With the discovery of pre-stressed concrete material by French engineer-architect Eugene Freyssinet, Conde McCullough designed a lighter, more elegant structure with the Rogue River Bridge. McCullough's bridge was the first in the country that incorporated the Freyssinet method of arch ring decentering and stress control. Completed in late 1931, but elaborately dedicated on May 28, 1932, this structure is also known as the Isaac Lee Patterson Bridge for the Oregon governor who promoted this bridge. Hundreds of persons from throughout the South Coast attended the bridge's dedication.
Located on the mouth of the Rogue River at milepost 327.64, this structure connects Gold Beach with Wedderburn, Oregon.

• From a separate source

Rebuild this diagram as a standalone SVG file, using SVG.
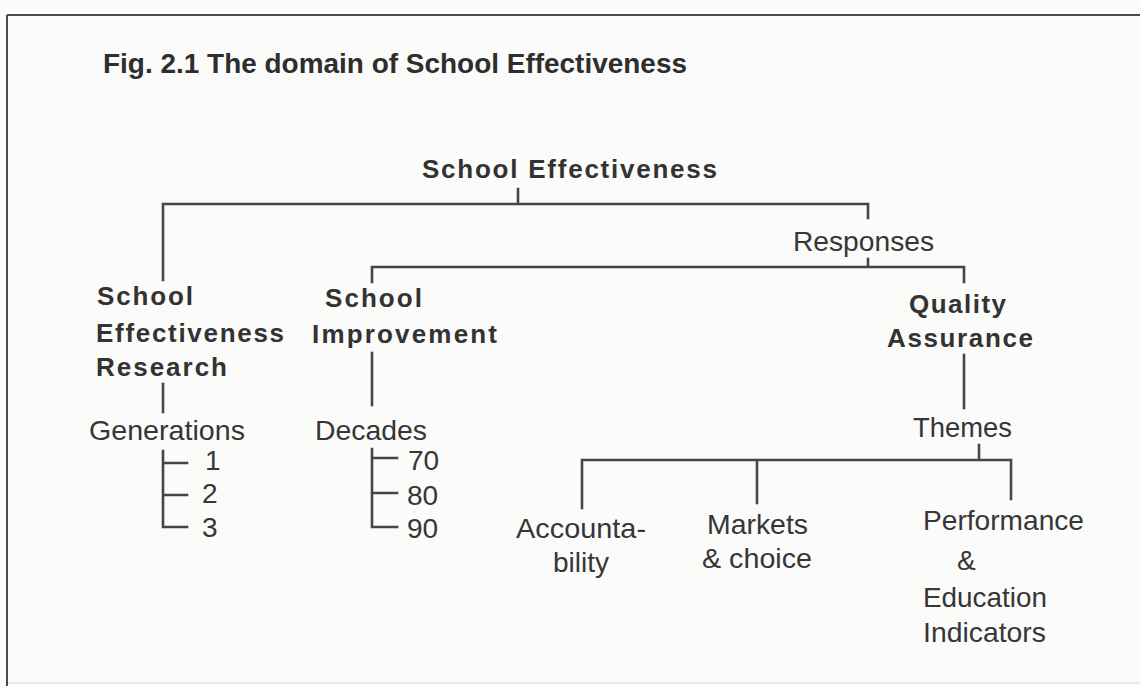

When it was built, this 1,898-foot bridge was the longest structure between the Columbia River and San Francisco. It consists of seven, 230-foot open-spandrel, rib-type, reinforced-concrete deck arch span and eighteen concrete-deck, girder approach. Like many others along the Oregon Coast, this bridge replaced the existing ferry service.
Expressions of decorative elements include fluted, Art Deco entrance pylons; ornate bracketing and sidewalk railing; dentils; fluted spandrel columns; and detailed arched fascia curtain walls.
Designated as a National Historic Civil Engineering Landmark in 1982 by the American Society of Civil Engineers, this bridge offers many photographic opportunities. Travelers, with an eye for decorative details, find walking its span enjoyable.
A popular and admired individual, Patterson picked up the baton and continued the expansion of the Oregon highway system that eventually brought uninterrupted traffic flow between Oregon and Washington on the coastal highway. Oregon's coastal region has become one of the most favored scenic routes in the country.